### Exercise directions
Take every line from the listing below that contains "matplotlib".

### Provided data
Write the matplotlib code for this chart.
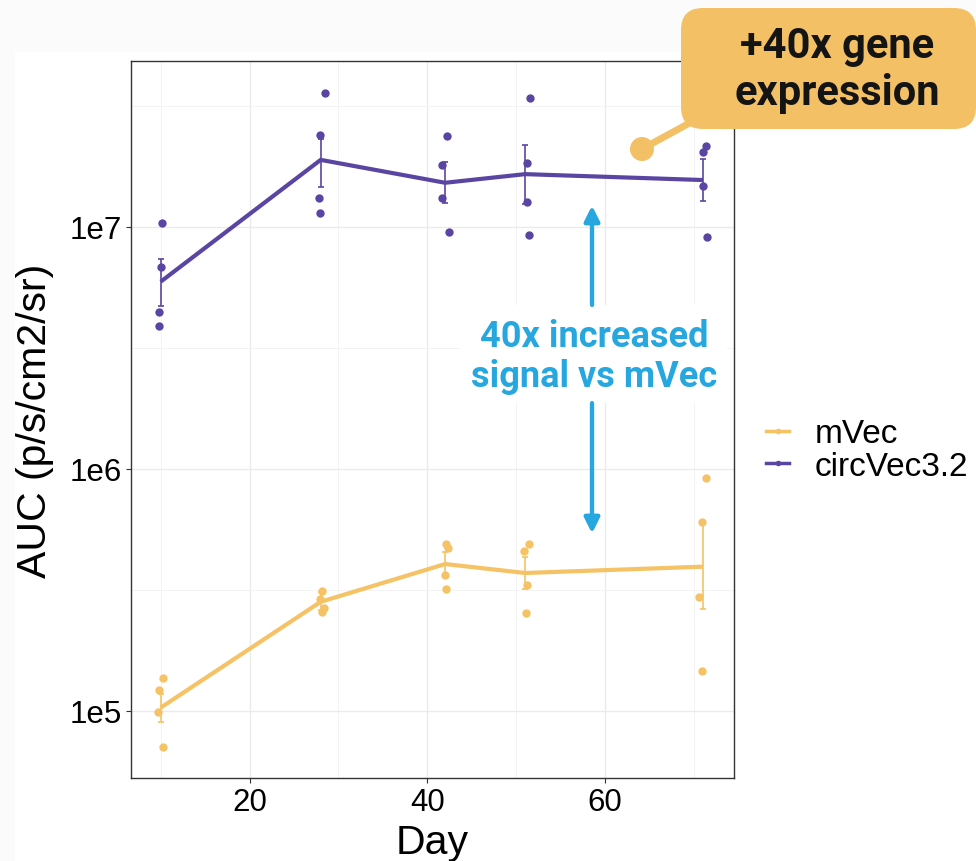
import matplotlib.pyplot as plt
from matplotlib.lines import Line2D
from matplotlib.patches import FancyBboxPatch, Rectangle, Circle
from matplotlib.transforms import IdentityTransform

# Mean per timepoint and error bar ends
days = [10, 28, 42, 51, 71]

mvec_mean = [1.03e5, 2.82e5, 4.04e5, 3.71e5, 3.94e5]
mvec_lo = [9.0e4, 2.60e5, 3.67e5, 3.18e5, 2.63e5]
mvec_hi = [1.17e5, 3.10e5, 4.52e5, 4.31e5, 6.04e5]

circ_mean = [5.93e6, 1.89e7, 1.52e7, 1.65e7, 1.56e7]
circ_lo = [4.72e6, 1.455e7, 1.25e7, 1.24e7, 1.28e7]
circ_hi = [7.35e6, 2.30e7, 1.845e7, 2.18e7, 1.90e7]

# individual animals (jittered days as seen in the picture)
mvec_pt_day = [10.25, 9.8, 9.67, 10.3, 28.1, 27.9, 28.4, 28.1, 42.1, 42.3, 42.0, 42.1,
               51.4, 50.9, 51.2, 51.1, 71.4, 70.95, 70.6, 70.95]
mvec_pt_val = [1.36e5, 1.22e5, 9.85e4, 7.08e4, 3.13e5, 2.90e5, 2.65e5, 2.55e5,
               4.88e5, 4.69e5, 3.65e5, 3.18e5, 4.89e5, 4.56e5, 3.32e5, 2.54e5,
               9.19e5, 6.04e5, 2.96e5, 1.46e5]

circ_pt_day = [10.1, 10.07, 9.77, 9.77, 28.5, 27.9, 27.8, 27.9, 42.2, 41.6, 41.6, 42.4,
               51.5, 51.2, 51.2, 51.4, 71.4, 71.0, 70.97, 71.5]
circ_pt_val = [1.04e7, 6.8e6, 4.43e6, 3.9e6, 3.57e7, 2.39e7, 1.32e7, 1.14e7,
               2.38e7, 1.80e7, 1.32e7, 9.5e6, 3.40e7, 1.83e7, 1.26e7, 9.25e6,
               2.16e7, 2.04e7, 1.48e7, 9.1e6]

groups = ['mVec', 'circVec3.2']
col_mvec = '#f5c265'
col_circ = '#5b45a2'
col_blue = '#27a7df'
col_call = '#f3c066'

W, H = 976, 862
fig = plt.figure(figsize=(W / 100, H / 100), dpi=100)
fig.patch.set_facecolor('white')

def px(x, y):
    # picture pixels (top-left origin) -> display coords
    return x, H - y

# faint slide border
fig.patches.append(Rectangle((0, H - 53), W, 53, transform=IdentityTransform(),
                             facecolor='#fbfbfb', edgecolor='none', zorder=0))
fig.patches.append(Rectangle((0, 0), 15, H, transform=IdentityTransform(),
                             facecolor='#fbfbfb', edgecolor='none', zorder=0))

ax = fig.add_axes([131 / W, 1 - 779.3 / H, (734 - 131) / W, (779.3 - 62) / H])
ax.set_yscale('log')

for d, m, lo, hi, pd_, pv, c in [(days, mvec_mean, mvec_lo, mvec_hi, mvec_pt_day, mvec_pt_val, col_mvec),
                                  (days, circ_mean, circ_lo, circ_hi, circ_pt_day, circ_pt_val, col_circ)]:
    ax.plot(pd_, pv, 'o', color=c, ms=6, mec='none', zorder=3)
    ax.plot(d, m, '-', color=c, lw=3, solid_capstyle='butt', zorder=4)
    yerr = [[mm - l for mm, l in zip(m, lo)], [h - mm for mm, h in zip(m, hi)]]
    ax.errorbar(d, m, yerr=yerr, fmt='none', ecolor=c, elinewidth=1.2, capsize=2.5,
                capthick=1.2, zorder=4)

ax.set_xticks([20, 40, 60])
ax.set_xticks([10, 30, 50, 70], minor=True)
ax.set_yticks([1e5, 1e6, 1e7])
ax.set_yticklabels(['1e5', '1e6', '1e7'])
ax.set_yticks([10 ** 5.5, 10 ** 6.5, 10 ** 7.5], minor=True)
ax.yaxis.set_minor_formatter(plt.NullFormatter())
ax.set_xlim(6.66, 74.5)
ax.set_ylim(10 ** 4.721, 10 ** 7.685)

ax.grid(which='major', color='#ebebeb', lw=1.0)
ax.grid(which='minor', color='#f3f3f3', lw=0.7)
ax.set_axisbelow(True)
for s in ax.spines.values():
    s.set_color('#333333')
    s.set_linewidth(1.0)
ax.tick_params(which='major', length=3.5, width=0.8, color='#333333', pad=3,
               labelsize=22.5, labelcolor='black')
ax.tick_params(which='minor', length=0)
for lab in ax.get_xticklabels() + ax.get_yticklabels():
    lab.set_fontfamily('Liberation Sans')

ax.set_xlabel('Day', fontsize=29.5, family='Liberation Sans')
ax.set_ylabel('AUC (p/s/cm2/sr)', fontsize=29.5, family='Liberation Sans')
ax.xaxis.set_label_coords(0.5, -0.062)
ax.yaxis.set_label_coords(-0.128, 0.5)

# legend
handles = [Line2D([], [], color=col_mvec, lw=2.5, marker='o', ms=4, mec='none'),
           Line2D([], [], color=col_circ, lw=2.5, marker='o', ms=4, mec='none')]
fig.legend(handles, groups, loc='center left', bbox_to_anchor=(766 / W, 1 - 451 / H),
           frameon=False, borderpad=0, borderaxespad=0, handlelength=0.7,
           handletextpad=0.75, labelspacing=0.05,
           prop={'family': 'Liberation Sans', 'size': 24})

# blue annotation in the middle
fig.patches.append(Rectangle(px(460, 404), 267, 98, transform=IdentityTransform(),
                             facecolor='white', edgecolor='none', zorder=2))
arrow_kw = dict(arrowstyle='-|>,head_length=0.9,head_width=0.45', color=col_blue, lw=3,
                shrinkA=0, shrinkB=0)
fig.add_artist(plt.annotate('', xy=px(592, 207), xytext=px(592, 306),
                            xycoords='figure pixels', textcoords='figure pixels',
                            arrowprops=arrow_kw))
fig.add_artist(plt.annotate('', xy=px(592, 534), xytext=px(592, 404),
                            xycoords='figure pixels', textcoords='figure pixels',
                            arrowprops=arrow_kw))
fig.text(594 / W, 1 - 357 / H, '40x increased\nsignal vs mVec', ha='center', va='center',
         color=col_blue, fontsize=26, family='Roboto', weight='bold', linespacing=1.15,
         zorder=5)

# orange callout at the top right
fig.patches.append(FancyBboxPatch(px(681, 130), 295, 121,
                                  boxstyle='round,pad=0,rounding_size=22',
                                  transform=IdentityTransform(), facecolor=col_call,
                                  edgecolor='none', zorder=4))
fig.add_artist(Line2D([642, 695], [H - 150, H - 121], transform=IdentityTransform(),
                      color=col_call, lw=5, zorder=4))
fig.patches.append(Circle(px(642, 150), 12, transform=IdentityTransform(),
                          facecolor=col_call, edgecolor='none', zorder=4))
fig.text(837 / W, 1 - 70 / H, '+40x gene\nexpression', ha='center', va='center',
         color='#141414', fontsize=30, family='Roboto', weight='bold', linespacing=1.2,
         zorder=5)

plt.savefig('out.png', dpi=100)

### Problem solution
Write the matplotlib code for this chart.
import matplotlib.pyplot as plt
from matplotlib.lines import Line2D
from matplotlib.patches import FancyBboxPatch, Rectangle, Circle
from matplotlib.transforms import IdentityTransform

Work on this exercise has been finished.